+++ Supplied data +++
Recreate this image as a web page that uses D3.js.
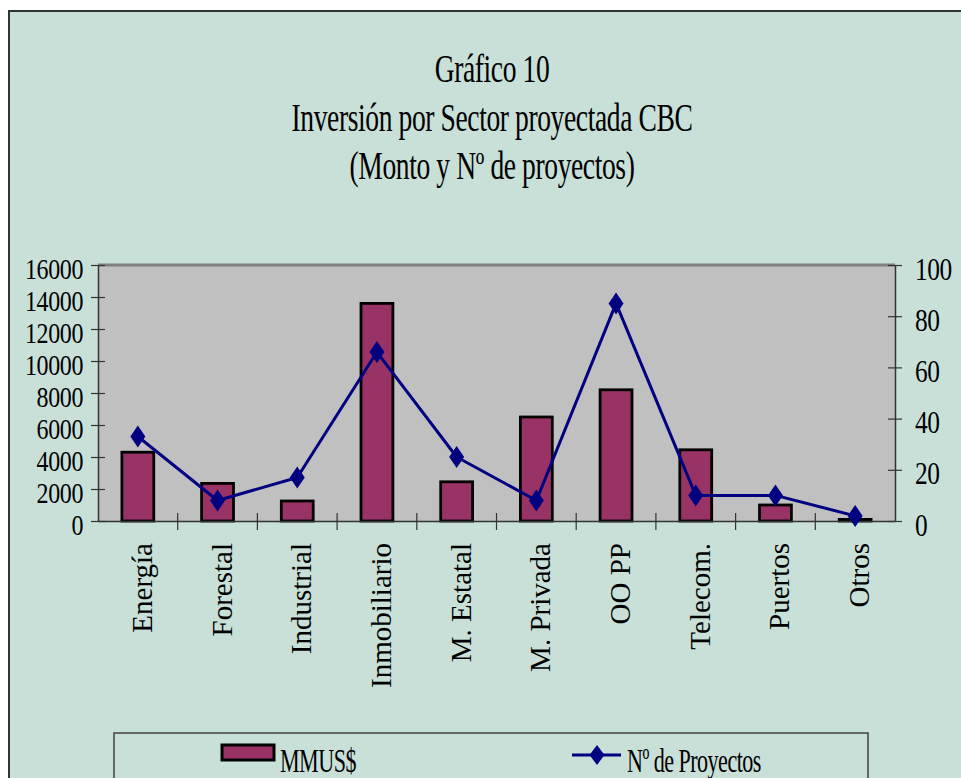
<!DOCTYPE html>
<html>
<head>
<meta charset="utf-8">
<script src="https://cdn.jsdelivr.net/npm/d3@7"></script>
<style>
  html, body { margin: 0; padding: 0; background: #ffffff; }
  svg { display: block; }
  text { font-family: "Liberation Serif", "Times New Roman", serif; fill: #000; }
</style>
</head>
<body>
<svg id="chart" width="961" height="778"></svg>
<script>
// Sector investment (MMUS$) and number of projects
const categories = ["Energía", "Forestal", "Industrial", "Inmobiliario", "M. Estatal",
                    "M. Privada", "OO PP", "Telecom.", "Puertos", "Otros"];
const montoMMUS = [4300, 2350, 1250, 13600, 2450, 6500, 8200, 4450, 1000, 100];
const nProyectos = [33, 8, 17, 66, 25, 8, 85, 10, 10, 2];
const leftTicks = [0, 2000, 4000, 6000, 8000, 10000, 12000, 14000, 16000];
const rightTicks = [0, 20, 40, 60, 80, 100];
const titleLines = ["Gráfico 10", "Inversión por Sector proyectada CBC", "(Monto y Nº de proyectos)"];
const seriesNames = ["MMUS$", "Nº de Proyectos"];

const svg = d3.select("#chart");

const colors = {
  page: "#C9E0D9",
  plot: "#C0C0C0",
  bar: "#993366",
  line: "#000080",
  axis: "#333333"
};

const plot = { left: 98, right: 895, top: 265, bottom: 521 };

// Chart frame
svg.append("rect")
  .attr("x", 9).attr("y", 11)
  .attr("width", 970).attr("height", 790)
  .attr("fill", colors.page)
  .attr("stroke", "#333").attr("stroke-width", 2);

// Title, horizontally condensed
const title = svg.append("g");
titleLines.forEach((t, i) => {
  title.append("text")
    .attr("transform", `translate(492,${82 + i * 48.5}) scale(0.69,1)`)
    .attr("text-anchor", "middle")
    .attr("font-size", 40)
    .attr("letter-spacing", -0.6)
    .text(t);
});

// Scales
const x = d3.scaleBand().domain(categories).range([plot.left, plot.right]).padding(0);
const yL = d3.scaleLinear().domain([0, 16000]).range([plot.bottom, plot.top]);
const yR = d3.scaleLinear().domain([0, 100]).range([plot.bottom, plot.top]);

// Plot area
svg.append("rect")
  .attr("x", plot.left).attr("y", plot.top)
  .attr("width", plot.right - plot.left).attr("height", plot.bottom - plot.top)
  .attr("fill", colors.plot);
svg.append("line")
  .attr("x1", plot.left).attr("x2", plot.right)
  .attr("y1", plot.top).attr("y2", plot.top)
  .attr("stroke", "#808080").attr("stroke-width", 3);

// Bars
const bw = x.bandwidth();
svg.append("g").selectAll("rect")
  .data(categories)
  .join("rect")
  .attr("x", d => x(d) + bw * 0.3)
  .attr("width", bw * 0.4)
  .attr("y", (d, i) => yL(montoMMUS[i]))
  .attr("height", (d, i) => yL(0) - yL(montoMMUS[i]))
  .attr("fill", colors.bar)
  .attr("stroke", "#000")
  .attr("stroke-width", 2.8);

// Left axis
const axL = svg.append("g")
  .attr("transform", `translate(${plot.left},0)`)
  .call(d3.axisLeft(yL).tickValues(leftTicks).tickFormat(d3.format("d")).tickSizeOuter(0));
axL.select(".domain").attr("stroke", colors.axis).attr("stroke-width", 1.5);
axL.selectAll(".tick line").attr("x1", -7).attr("x2", 7).attr("stroke", colors.axis).attr("stroke-width", 1.2);
axL.selectAll(".tick text")
  .attr("x", null).attr("dy", null)
  .attr("transform", "translate(-15,13) scale(0.8,1)")
  .attr("text-anchor", "end")
  .attr("font-size", 30)
  .attr("letter-spacing", -0.5)
  .attr("font-family", "Liberation Serif, Times New Roman, serif")
  .attr("fill", "#000");

// Right axis
const axR = svg.append("g")
  .attr("transform", `translate(${plot.right},0)`)
  .call(d3.axisRight(yR).tickValues(rightTicks).tickFormat(d3.format("d")).tickSizeOuter(0));
axR.select(".domain").attr("stroke", colors.axis).attr("stroke-width", 1.5);
axR.selectAll(".tick line").attr("x1", -7).attr("x2", 7).attr("stroke", colors.axis).attr("stroke-width", 1.2);
axR.selectAll(".tick text")
  .attr("x", null).attr("dy", null)
  .attr("transform", "translate(20,14) scale(0.82,1)")
  .attr("text-anchor", "start")
  .attr("font-size", 31)
  .attr("letter-spacing", -0.5)
  .attr("font-family", "Liberation Serif, Times New Roman, serif")
  .attr("fill", "#000");

// Category axis with ticks between categories
const axB = svg.append("g")
  .attr("transform", `translate(0,${plot.bottom})`)
  .call(d3.axisBottom(x).tickSize(0).tickSizeOuter(0));
axB.select(".domain").attr("stroke", colors.axis).attr("stroke-width", 1.5);
axB.selectAll(".tick text")
  .attr("y", null).attr("dy", null)
  .attr("transform", "translate(14,22) rotate(-90)")
  .attr("text-anchor", "end")
  .attr("font-size", 29)
  .attr("font-family", "Liberation Serif, Times New Roman, serif")
  .attr("fill", "#000");
axB.append("g").selectAll("line")
  .data(categories.slice(1))
  .join("line")
  .attr("x1", d => x(d)).attr("x2", d => x(d))
  .attr("y1", -8).attr("y2", 9)
  .attr("stroke", colors.axis).attr("stroke-width", 1.2);

// Projects line with diamond markers
const cx = d => x(d) + bw / 2;
const diamond = (px, py, hw, hh) =>
  `M${px},${py - hh}L${px + hw},${py}L${px},${py + hh}L${px - hw},${py}Z`;

svg.append("path")
  .datum(categories)
  .attr("fill", "none")
  .attr("stroke", colors.line)
  .attr("stroke-width", 3)
  .attr("stroke-linejoin", "round")
  .attr("d", d3.line().x(d => cx(d)).y((d, i) => yR(nProyectos[i])));

svg.append("g").selectAll("path")
  .data(categories)
  .join("path")
  .attr("d", (d, i) => diamond(cx(d), yR(nProyectos[i]), 7.5, 11))
  .attr("fill", colors.line);

// Legend
const legend = svg.append("g");
legend.append("rect")
  .attr("x", 114).attr("y", 733)
  .attr("width", 754).attr("height", 70)
  .attr("fill", "none")
  .attr("stroke", "#404040").attr("stroke-width", 1.5);
legend.append("rect")
  .attr("x", 222).attr("y", 745)
  .attr("width", 52).attr("height", 15)
  .attr("fill", colors.bar)
  .attr("stroke", "#000").attr("stroke-width", 3);
legend.append("text")
  .attr("transform", "translate(280,772) scale(0.67,1)")
  .attr("font-size", 33)
  .attr("letter-spacing", -0.8)
  .text(seriesNames[0]);
legend.append("line")
  .attr("x1", 572).attr("x2", 621)
  .attr("y1", 755).attr("y2", 755)
  .attr("stroke", colors.line).attr("stroke-width", 3);
legend.append("path")
  .attr("d", diamond(597, 755, 7.5, 10))
  .attr("fill", colors.line);
legend.append("text")
  .attr("transform", "translate(627,772) scale(0.67,1)")
  .attr("font-size", 33)
  .attr("letter-spacing", -0.8)
  .text(seriesNames[1]);
</script>
</body>
</html>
+++
- Given exercise:
Print each line of the material above exactly, with the pictures removed from your copy.

- Answer for this exercise:
Recreate this image as a web page that uses D3.js.
<!DOCTYPE html>
<html>
<head>
<meta charset="utf-8">
<script src="https://cdn.jsdelivr.net/npm/d3@7"></script>
<style>
  html, body { margin: 0; padding: 0; background: #ffffff; }
  svg { display: block; }
  text { font-family: "Liberation Serif", "Times New Roman", serif; fill: #000; }
</style>
</head>
<body>
<svg id="chart" width="961" height="778"></svg>
<script>
// Sector investment (MMUS$) and number of projects
const categories = ["Energía", "Forestal", "Industrial", "Inmobiliario", "M. Estatal",
                    "M. Privada", "OO PP", "Telecom.", "Puertos", "Otros"];
const montoMMUS = [4300, 2350, 1250, 13600, 2450, 6500, 8200, 4450, 1000, 100];
const nProyectos = [33, 8, 17, 66, 25, 8, 85, 10, 10, 2];
const leftTicks = [0, 2000, 4000, 6000, 8000, 10000, 12000, 14000, 16000];
const rightTicks = [0, 20, 40, 60, 80, 100];
const titleLines = ["Gráfico 10", "Inversión por Sector proyectada CBC", "(Monto y Nº de proyectos)"];
const seriesNames = ["MMUS$", "Nº de Proyectos"];

const svg = d3.select("#chart");

const colors = {
  page: "#C9E0D9",
  plot: "#C0C0C0",
  bar: "#993366",
  line: "#000080",
  axis: "#333333"
};

const plot = { left: 98, right: 895, top: 265, bottom: 521 };

// Chart frame
svg.append("rect")
  .attr("x", 9).attr("y", 11)
  .attr("width", 970).attr("height", 790)
  .attr("fill", colors.page)
  .attr("stroke", "#333").attr("stroke-width", 2);

// Title, horizontally condensed
const title = svg.append("g");
titleLines.forEach((t, i) => {
  title.append("text")
    .attr("transform", `translate(492,${82 + i * 48.5}) scale(0.69,1)`)
    .attr("text-anchor", "middle")
    .attr("font-size", 40)
    .attr("letter-spacing", -0.6)
    .text(t);
});

// Scales
const x = d3.scaleBand().domain(categories).range([plot.left, plot.right]).padding(0);
const yL = d3.scaleLinear().domain([0, 16000]).range([plot.bottom, plot.top]);
const yR = d3.scaleLinear().domain([0, 100]).range([plot.bottom, plot.top]);

// Plot area
svg.append("rect")
  .attr("x", plot.left).attr("y", plot.top)
  .attr("width", plot.right - plot.left).attr("height", plot.bottom - plot.top)
  .attr("fill", colors.plot);
svg.append("line")
  .attr("x1", plot.left).attr("x2", plot.right)
  .attr("y1", plot.top).attr("y2", plot.top)
  .attr("stroke", "#808080").attr("stroke-width", 3);

// Bars
const bw = x.bandwidth();
svg.append("g").selectAll("rect")
  .data(categories)
  .join("rect")
  .attr("x", d => x(d) + bw * 0.3)
  .attr("width", bw * 0.4)
  .attr("y", (d, i) => yL(montoMMUS[i]))
  .attr("height", (d, i) => yL(0) - yL(montoMMUS[i]))
  .attr("fill", colors.bar)
  .attr("stroke", "#000")
  .attr("stroke-width", 2.8);

// Left axis
const axL = svg.append("g")
  .attr("transform", `translate(${plot.left},0)`)
  .call(d3.axisLeft(yL).tickValues(leftTicks).tickFormat(d3.format("d")).tickSizeOuter(0));
axL.select(".domain").attr("stroke", colors.axis).attr("stroke-width", 1.5);
axL.selectAll(".tick line").attr("x1", -7).attr("x2", 7).attr("stroke", colors.axis).attr("stroke-width", 1.2);
axL.selectAll(".tick text")
  .attr("x", null).attr("dy", null)
  .attr("transform", "translate(-15,13) scale(0.8,1)")
  .attr("text-anchor", "end")
  .attr("font-size", 30)
  .attr("letter-spacing", -0.5)
  .attr("font-family", "Liberation Serif, Times New Roman, serif")
  .attr("fill", "#000");

// Right axis
const axR = svg.append("g")
  .attr("transform", `translate(${plot.right},0)`)
  .call(d3.axisRight(yR).tickValues(rightTicks).tickFormat(d3.format("d")).tickSizeOuter(0));
axR.select(".domain").attr("stroke", colors.axis).attr("stroke-width", 1.5);
axR.selectAll(".tick line").attr("x1", -7).attr("x2", 7).attr("stroke", colors.axis).attr("stroke-width", 1.2);
axR.selectAll(".tick text")
  .attr("x", null).attr("dy", null)
  .attr("transform", "translate(20,14) scale(0.82,1)")
  .attr("text-anchor", "start")
  .attr("font-size", 31)
  .attr("letter-spacing", -0.5)
  .attr("font-family", "Liberation Serif, Times New Roman, serif")
  .attr("fill", "#000");

// Category axis with ticks between categories
const axB = svg.append("g")
  .attr("transform", `translate(0,${plot.bottom})`)
  .call(d3.axisBottom(x).tickSize(0).tickSizeOuter(0));
axB.select(".domain").attr("stroke", colors.axis).attr("stroke-width", 1.5);
axB.selectAll(".tick text")
  .attr("y", null).attr("dy", null)
  .attr("transform", "translate(14,22) rotate(-90)")
  .attr("text-anchor", "end")
  .attr("font-size", 29)
  .attr("font-family", "Liberation Serif, Times New Roman, serif")
  .attr("fill", "#000");
axB.append("g").selectAll("line")
  .data(categories.slice(1))
  .join("line")
  .attr("x1", d => x(d)).attr("x2", d => x(d))
  .attr("y1", -8).attr("y2", 9)
  .attr("stroke", colors.axis).attr("stroke-width", 1.2);

// Projects line with diamond markers
const cx = d => x(d) + bw / 2;
const diamond = (px, py, hw, hh) =>
  `M${px},${py - hh}L${px + hw},${py}L${px},${py + hh}L${px - hw},${py}Z`;

svg.append("path")
  .datum(categories)
  .attr("fill", "none")
  .attr("stroke", colors.line)
  .attr("stroke-width", 3)
  .attr("stroke-linejoin", "round")
  .attr("d", d3.line().x(d => cx(d)).y((d, i) => yR(nProyectos[i])));

svg.append("g").selectAll("path")
  .data(categories)
  .join("path")
  .attr("d", (d, i) => diamond(cx(d), yR(nProyectos[i]), 7.5, 11))
  .attr("fill", colors.line);

// Legend
const legend = svg.append("g");
legend.append("rect")
  .attr("x", 114).attr("y", 733)
  .attr("width", 754).attr("height", 70)
  .attr("fill", "none")
  .attr("stroke", "#404040").attr("stroke-width", 1.5);
legend.append("rect")
  .attr("x", 222).attr("y", 745)
  .attr("width", 52).attr("height", 15)
  .attr("fill", colors.bar)
  .attr("stroke", "#000").attr("stroke-width", 3);
legend.append("text")
  .attr("transform", "translate(280,772) scale(0.67,1)")
  .attr("font-size", 33)
  .attr("letter-spacing", -0.8)
  .text(seriesNames[0]);
legend.append("line")
  .attr("x1", 572).attr("x2", 621)
  .attr("y1", 755).attr("y2", 755)
  .attr("stroke", colors.line).attr("stroke-width", 3);
legend.append("path")
  .attr("d", diamond(597, 755, 7.5, 10))
  .attr("fill", colors.line);
legend.append("text")
  .attr("transform", "translate(627,772) scale(0.67,1)")
  .attr("font-size", 33)
  .attr("letter-spacing", -0.8)
  .text(seriesNames[1]);
</script>
</body>
</html>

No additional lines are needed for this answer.